▸ Problem
Go through the records and copy each line where the word "this" occurs.

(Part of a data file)
────────────────────────────────────────

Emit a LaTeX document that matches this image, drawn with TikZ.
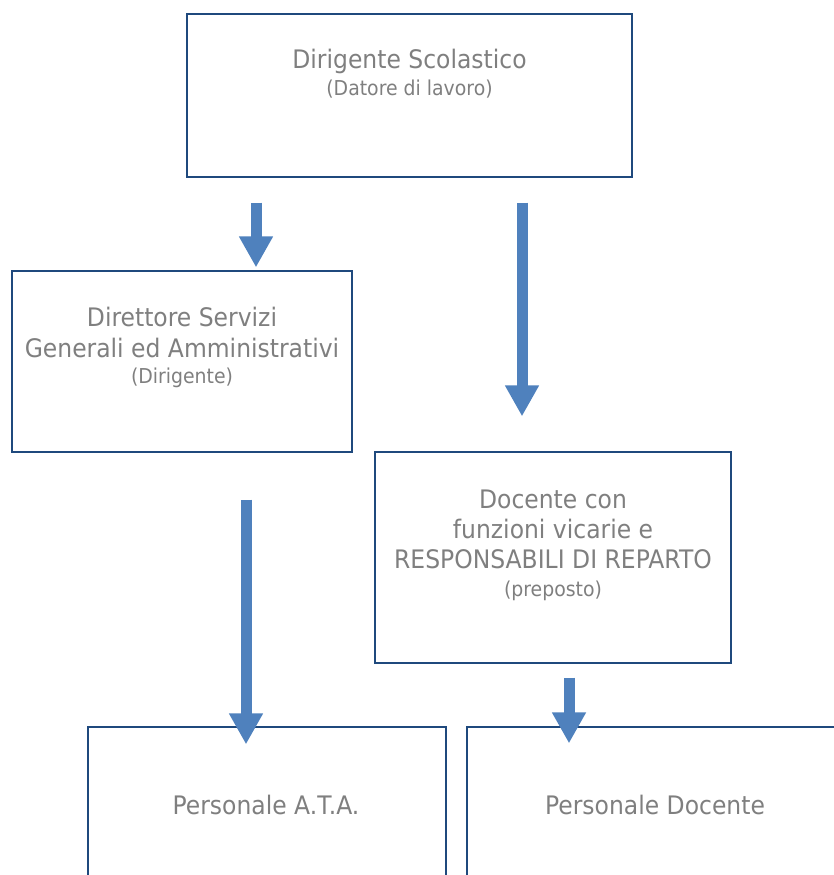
\documentclass[tikz,border=0pt]{standalone}
\usepackage{fontspec}
\setmainfont{DejaVu Sans}[FakeStretch=0.92]
\usetikzlibrary{arrows.meta}
\definecolor{frame}{HTML}{1F497D}
\definecolor{txt}{HTML}{7F7F7F}
\definecolor{arr}{HTML}{4F81BD}
\begin{document}
\begin{tikzpicture}[x=1pt,y=-1pt,
  box/.style={draw=frame,line width=1.3pt,rectangle,inner sep=0pt},
  big/.style={text=txt,font=\fontsize{25.5}{30}\selectfont,anchor=base,inner sep=0pt},
  small/.style={text=txt,font=\fontsize{20.5}{24}\selectfont,anchor=base,inner sep=0pt},
  blk/.style={draw=arr,line width=11pt,-{Triangle[width=32pt,length=31pt]}}]
\useasboundingbox (0,0) rectangle (834,875);
\clip (0,0) rectangle (834,875);
% boxes
\node[box,minimum width=445pt,minimum height=163pt] (b1) at (409.5,95.5) {};
\node[box,minimum width=340pt,minimum height=181pt] (b2) at (182,361.5) {};
\node[box,minimum width=356pt,minimum height=211pt] (b3) at (553,557.5) {};
\node[box,minimum width=358pt,minimum height=173pt] (b4) at (267,813.5) {};
\node[box,minimum width=376pt,minimum height=173pt] (b5) at (655,813.5) {};
% texts
\node[big]   (t1a) at (409.5,69) {Dirigente Scolastico};
\node[small] (t1b) at (409.5,95) {(Datore di lavoro)};
\node[big]   (t2a) at (182,326) {Direttore Servizi};
\node[big]   (t2b) at (182,357) {Generali ed Amministrativi};
\node[small] (t2c) at (182,383) {(Dirigente)};
\node[big]   (t3a) at (553,508) {Docente con};
\node[big]   (t3b) at (553,538) {funzioni vicarie e};
\node[big]   (t3c) at (553,568) {RESPONSABILI DI REPARTO};
\node[small] (t3d) at (553,596) {(preposto)};
\node[big]   (t4)  at (266,814) {Personale A.T.A.};
\node[big]   (t5)  at (655,814) {Personale Docente};
% arrows
\draw[blk] ([xshift=-153.5pt,yshift=-25pt]b1.south) -- ([xshift=74pt,yshift=3pt]b2.north);
\draw[blk] ([xshift=112.5pt,yshift=-25pt]b1.south) -- ([xshift=-31pt,yshift=35pt]b3.north);
\draw[blk] ([xshift=64pt,yshift=-47pt]b2.south) -- ([xshift=-21pt,yshift=-18pt]b4.north);
\draw[blk] ([xshift=16pt,yshift=-14pt]b3.south) -- ([xshift=-86pt,yshift=-17pt]b5.north);
\end{tikzpicture}
\end{document}
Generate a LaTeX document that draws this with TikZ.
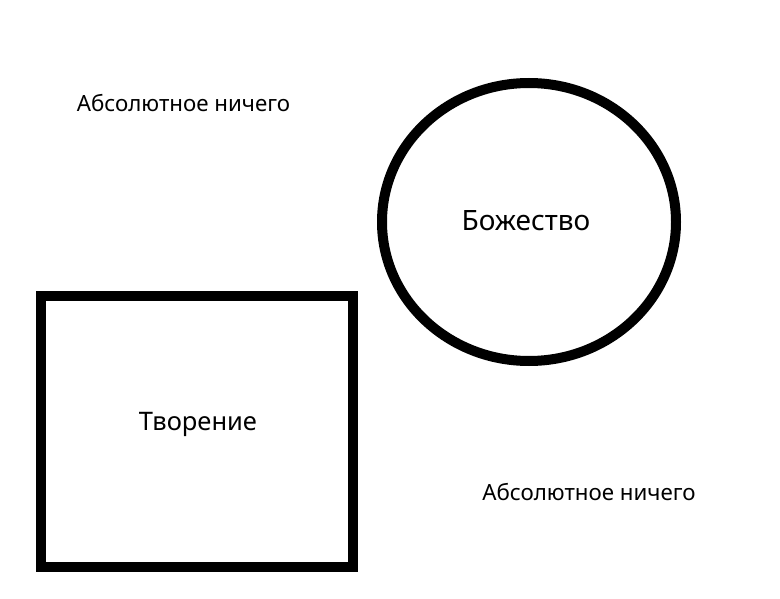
\documentclass[tikz,border=0pt]{standalone}
\usepackage{fontspec}
\setmainfont{Noto Sans}
\usetikzlibrary{shapes.geometric}
\begin{document}
\begin{tikzpicture}[x=1pt,y=-1pt,
  thick shape/.style={draw=black,line width=10pt,fill=none},
  label text/.style={font=\fontsize{22.3pt}{25pt}\selectfont},
  big text/.style={font=\fontsize{28pt}{31pt}\selectfont}]
\useasboundingbox (0,0) rectangle (780,599);
\node[thick shape,ellipse,minimum width=294pt,minimum height=278pt,inner sep=0pt] (god) at (529,222) {};
\node[big text] (godlabel) at (526,221) {Божество};
\node[thick shape,rectangle,minimum width=312pt,minimum height=271pt,inner sep=0pt] (creation) at (197,431.5) {};
\node[big text,font=\fontsize{25.5pt}{30pt}\selectfont] (creationlabel) at (198,424) {Творение};
\node[label text] (nothing1) at (183.5,103) {Абсолютное ничего};
\node[label text] (nothing2) at (589,492) {Абсолютное ничего};
\end{tikzpicture}
\end{document}
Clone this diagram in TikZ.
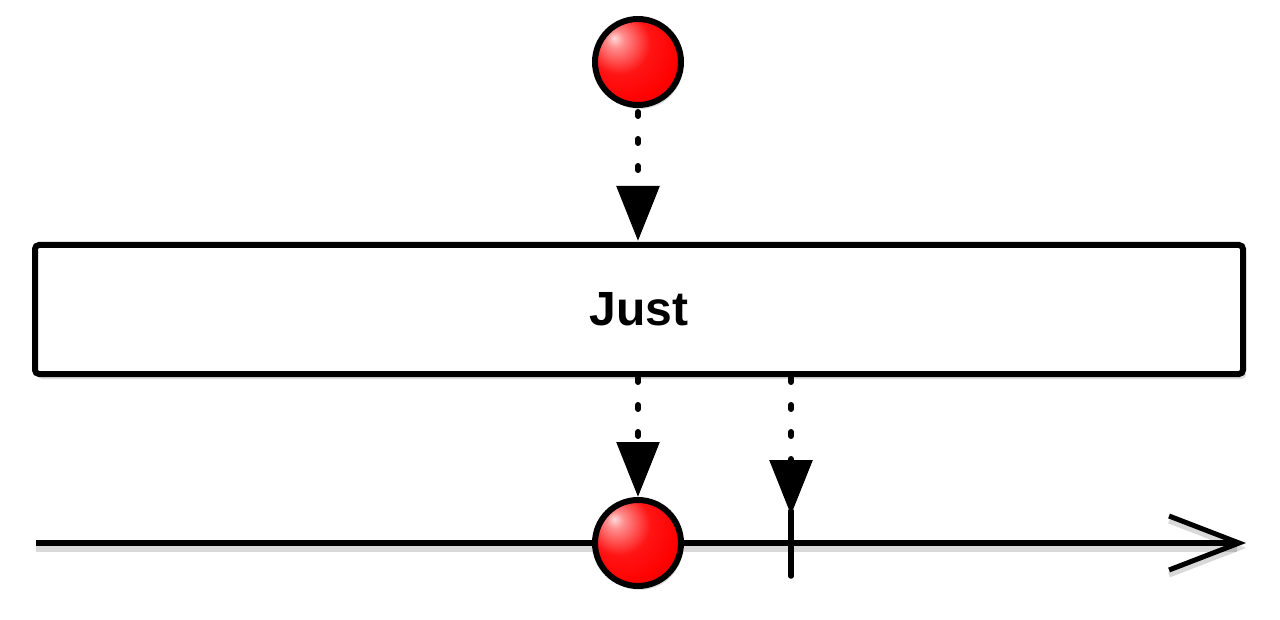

────────────────────────────────────────

▸ Written answer
Emit a LaTeX document that matches this image, drawn with TikZ.
Generate a LaTeX document that draws this with TikZ.
Clone this diagram in TikZ.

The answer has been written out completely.